After the murder of his sister in Germany, Lissner urged the Abwehr to get an official decision that he and his family in Shanghai were equivalent to German citizens. In August 1941 Lissner was partly rehabilitated. His agent controller, Captain Friedrich Busch, sent a telegram that informed Lissner that his demands were fully granted. This was in fact untrue. Actually the decision concerned only Lissner himself but not his family in Shanghai. Some time later Hans von Dohnanyi secretly informed Lissner about the real decision and that after the war the full force of the law would be applied to his Jewish father Robert Lissner. In this almost hopeless situation, Lissner's friend Werner Crome provided help. Crome used his contacts in Tokyo to get information concerning the case of Richard Sorge. In October 1941 Richard Sorge was arrested in Tokyo as a Soviet spy. He had maintained excellent relations in Nazi circles in Tokyo, including Ambassador Ott, who then tried to downplay the affair as a Japanese police intrigue. Also Josef Meisinger had failed. Lissner sent these facts in a radio message on 23 March 1942, to eliminate his greatest adversaries and the most dangerous opponents of his family in Shanghai. The news caused a scandal at the Foreign Office in Berlin, leading to Ott's dismissal. Foreign Minister von Ribbentrop ordered that future telegrams from Lissner be censored who after the outbreak of war with the Soviet Union had to use the wireless transmission net of the German Foreign Office before the final transmission to the Abwehr. Lissner was not allowed to resume his work as a correspondent and he was unable to regain his party membership. His official status with the Japanese had not been reinstated and the Abwehr could not help him.

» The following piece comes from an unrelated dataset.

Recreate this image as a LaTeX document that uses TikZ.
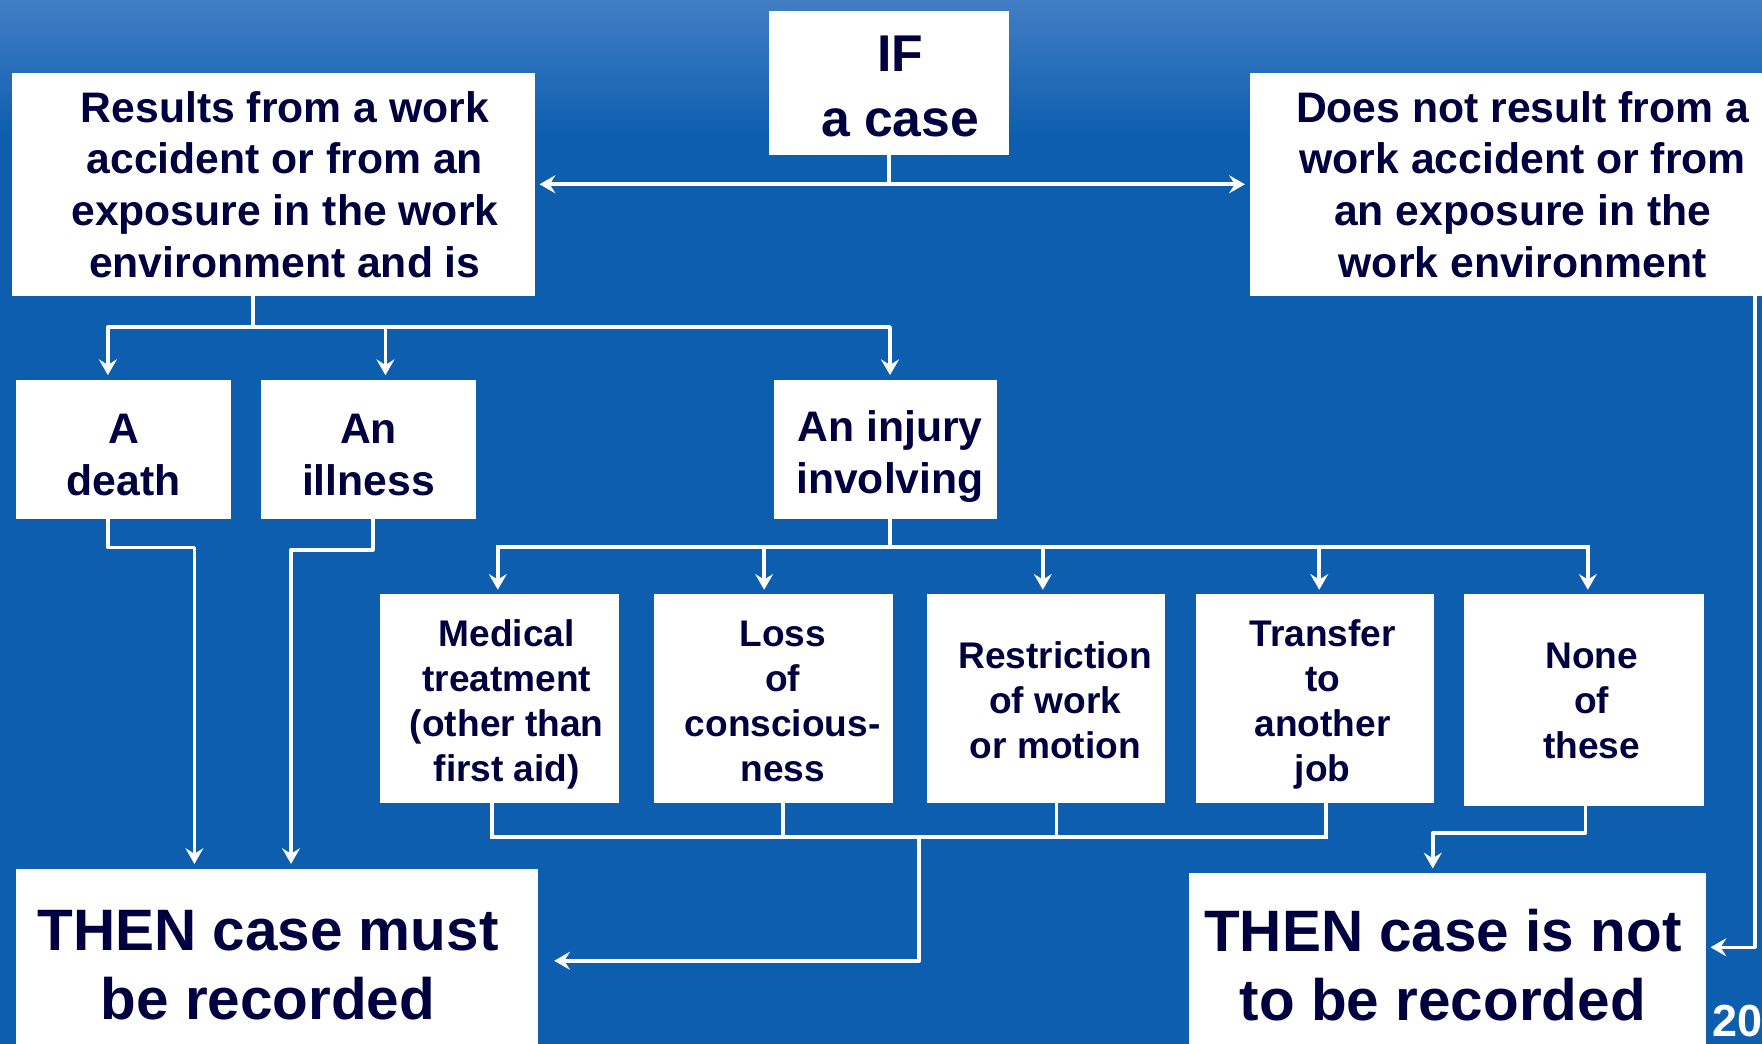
\documentclass[tikz,border=0pt]{standalone}
\usepackage{fontspec}
\setmainfont{Liberation Sans}
\usepackage{tikz}
\usetikzlibrary{arrows.meta}

\definecolor{bgblue}{RGB}{13,94,175}
\definecolor{skyblue}{RGB}{66,126,196}
\definecolor{navy}{RGB}{0,0,64}

\tikzset{
    box/.style={fill=white, inner sep=0pt},
    txt/.style={inner sep=0pt, align=center, text=navy,
        font=\bfseries\fontsize{38}{46}\selectfont},
    small/.style={font=\bfseries\fontsize{33}{40}\selectfont},
    big/.style={font=\bfseries\fontsize{52}{61}\selectfont},
    line/.style={draw=white, line width=3.2pt, line cap=rect, line join=round},
    arr/.style={line, shorten >=4pt, -{Stealth[length=14pt,width=16pt,inset=5pt]}},
    arrs/.style={arr, shorten <=4pt, {Stealth[length=14pt,width=16pt,inset=5pt]}-{Stealth[length=14pt,width=16pt,inset=5pt]}},
}

\begin{document}
\begin{tikzpicture}[x=1pt, y=-1pt]

    \useasboundingbox (0,0) rectangle (1568,929);
    \clip (0,0) rectangle (1568,929);
    \fill[bgblue] (0,0) rectangle (1568,929);
    \shade[top color=skyblue, bottom color=bgblue] (0,0) rectangle (1568,120);

    % first row
    \node[box, minimum width=214pt, minimum height=128pt] (ifc) at (791,74) {};
    \node[txt, font=\bfseries\fontsize{46}{58}\selectfont] (ifcT) at ([shift={(10,3)}]ifc) {IF\\a case};
    \node[box, minimum width=465pt, minimum height=198pt] (topL) at (243.5,164) {};
    \node[txt] (topLT) at ([shift={(10,0)}]topL)
        {Results from a work\\accident or from an\\exposure in the work\\environment and is};
    \node[box, minimum width=486pt, minimum height=198pt] (topR) at (1355,164) {};
    \node[txt] (topRT) at (topR)
        {Does not result from a\\work accident or from\\an exposure in the\\work environment};

    \draw[line] (ifc) -- (ifc |- topL);
    \draw[arrs] (topL) -- (topR);

    % second row
    \node[box, minimum width=192pt, minimum height=124pt] (death) at (110,400) {};
    \node[txt] (deathT) at ([shift={(0,5)}]death) {A\\death};
    \node[box, minimum width=192pt, minimum height=124pt] (ill) at (328,400) {};
    \node[txt] (illT) at ([shift={(0,5)}]ill) {An\\illness};
    \node[box, minimum width=198pt, minimum height=124pt] (injury) at (788,400) {};
    \node[txt] (injuryT) at ([shift={(4,6)}]injury) {An injury\\involving};

    \coordinate (bus1) at (0,291);
    \draw[arr] ([xshift=-18.5pt]topL.south) |- ([xshift=4pt]injury.north |- bus1) -- ([xshift=4pt]injury.north);
    \draw[arr] ([xshift=-18.5pt]topL.south |- bus1) -| ([xshift=-14pt]death.north);
    \draw[arr] ([xshift=15pt]ill.north |- bus1) -- ([xshift=15pt]ill.north);

    % third row
    \node[box, minimum width=213pt, minimum height=186pt] (med) at (444.5,622) {};
    \node[txt, small] (medT) at ([shift={(6.5,4.5)}]med) {Medical\\treatment\\(other than\\first aid)};
    \node[box, minimum width=213pt, minimum height=186pt] (loss) at (688.5,622) {};
    \node[txt, small] (lossT) at ([shift={(8,2)}]loss) {Loss\\of\\conscious-\\ness};
    \node[box, minimum width=212pt, minimum height=186pt] (restr) at (931,622) {};
    \node[txt, small] (restrT) at ([shift={(8,1)}]restr) {Restriction\\of work\\or motion};
    \node[box, minimum width=212pt, minimum height=186pt] (trans) at (1170,622) {};
    \node[txt, small] (transT) at ([shift={(7,5)}]trans) {Transfer\\to\\another\\job};
    \node[box, minimum width=213pt, minimum height=188pt] (none) at (1409.5,623) {};
    \node[txt, small] (noneT) at ([shift={(7,1)}]none) {None\\of\\these};

    \coordinate (bus2) at (0,487);
    \draw[line] ([xshift=4pt]injury.south) -- ([xshift=4pt]injury.south |- bus2);
    \draw[line] ([xshift=-1.5pt]med.north |- bus2) -- ([xshift=3.5pt]none.north |- bus2);
    \foreach \n/\dx in {med/-1.5, loss/-8.5, restr/-3, trans/4, none/3.5}
        \draw[arr] ([xshift=\dx pt]\n.north |- bus2) -- ([xshift=\dx pt]\n.north);

    % last row
    \node[box, minimum width=465pt, minimum height=172pt] (must) at (246.5,859) {};
    \node[txt, big] (mustT) at ([shift={(-8,0)}]must) {THEN case must\\be recorded};
    \node[box, minimum width=460pt, minimum height=168pt] (not) at (1288,861) {};
    \node[txt, big] (notT) at ([shift={(-4,-2)}]not) {THEN case is not\\to be recorded};
    \node[text=white, font=\bfseries\fontsize{40}{40}\selectfont] (pg) at (1546,909) {20};

    \draw[arr] ([xshift=-14pt]death.south) -- ++(0,25) -| ([xshift=-73.5pt]must.north);
    \draw[arr] ([xshift=4pt]ill.south) -- ++(0,27) -| ([xshift=12.5pt]must.north);

    \coordinate (bus3) at (0,745);
    \foreach \n/\dx in {med/-6.5, loss/8.5, restr/9, trans/10}
        \draw[line] ([xshift=\dx pt]\n.south) -- ([xshift=\dx pt]\n.south |- bus3);
    \draw[line] ([xshift=-6.5pt]med.south |- bus3) -- ([xshift=10pt]trans.south |- bus3);
    \coordinate (drop) at (818,745);
    \draw[arr, shorten >=14pt] (drop) |- ([yshift=4pt]must.east);

    \draw[arr] ([xshift=1.5pt]none.south) -- ++(0,24) -| ([xshift=-13pt]not.north);
    \draw[arr] ([xshift=207pt]topR.south) |- ([yshift=18pt]not.east);

\end{tikzpicture}
\end{document}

Lissner tried to build up his own legend, claiming to be a high-ranking Gestapo officer (to the Japanese in Manchuria, he even described himself as Gestapo chief for the Far East). This was reported by German officials to the government in Tokyo, and to the actual head of the Gestapo in Japan, SS-Standartenführer Meisinger. Observers noted that Lissner regularly visited the Soviet consulate in Harbin. He exchanged information with the Soviets. This fact was known to and agreed with the Abwehr. So Meisinger was strictly ordered to keep quiet. But he decided to denounce Lissner as a "Soviet spy" to the Japanese secret service.

== Arrest ==
In June 1943 Lissner was arrested along with fellow journalist and friend Werner Crome, his Japanese secretary, and his German secretary. He spent two years in Japanese prisons in the hands of the Kempeitai (Japanese military police). He was severely tortured and at times wanted to commit suicide. He was later acquitted by a Japanese court and was released at the end of the war.

== Post-war life ==
After the war, from 1949 Lissner was editor in chief of the illustrated magazine Kristall, published by Axel Springer Verlag. He remained editor in chief until early 1956. He went to Munich and then to Paris, where he was a writer for Paris Match (with the title Grand Ecrivain Historique – Grand History Writer). Lissner was the author of several cultural and historical books, including Wir sind das Abendland ("We Are the West"), Wir alle suchen das Paradies ("We All Seek Paradise"), and Rätselhafte Kulturen ("Mysterious Cultures"). The books were translated into many languages and became bestsellers. He began writing his memoirs in English while in Japan shortly after the war but they were unfinished at his death (they only go to 1940). The second edition, published in 1975, includes an epilogue by Heinz Höhne.

Lissner was married to actress Ruth Niehaus and had a daughter, Imogen (now Imogen Jochem).

==Works by Lissner (selection)==

===English translations===
- The Living Past

===Works in German===
- Blick nach Draußen. Frankreich, USA, England heute. Hanseatische VA, Hamburg 1935.
- Glaube, Mythos, Religion. Gondrom Verlag, Bindlach 1990, ISBN 3-8112-0641-9.
- Haftungsbeschränkung des Einzelkaufmanns nach ausländischem Recht. Pöppinghaus Verlag, Bochum 1936 (Dissertation, Universität Erlangen 1936).
- Mein gefährlicher Weg. Vergeben, aber nicht vergessen. Droemer Knaur, München 1975, ISBN 3-426-00396-1 (Autobiography, with epilogue Der Fall Lissner by Heinz Höhne, pp. 221–272).
- Der Mensch und seine Gottesbilder. Walter-Verlag, Olten 1982, ISBN 3-530-52709-2.
- Menschen und Mächte am Pazifik. 5. Aufl. Hanseatische VA, Hamburg 1943.
- Die Rätsel der großen Kulturen. Dtv, München 1979, ISBN 3-423-01498-9 (former title Rätselhafte Kulturen).
- So habt Ihr gelebt. Die großen Kulturen der Menschheit. Neuaufl. Dtv, München 1977, ISBN 3-423-01242-0.
- So lebten die römischen Kaiser. Von Macht und Wahn der Cäsaren. Dtv, München 1980, ISBN 3-423-01263-3 (former title Die Cäsaren).
- So lebten die Völker der Urzeit. Walter-Verlag, Olten 1975, ISBN 3-530-52708-4 (former title Aber Gott war da).
- Wir alle suchen das Paradies. ein Vermächtnis. Ullstein, Frankfurt/M. 1977, ISBN 3-548-03329-6.
- Wir sind das Abendland. Gestalten, Mächte und Schicksale durch 7000 Jahre. Gondrom Verlag, Bindlach 1993, ISBN 3-8112-1065-3 (Nachdr. d. Aufl Olten 1966).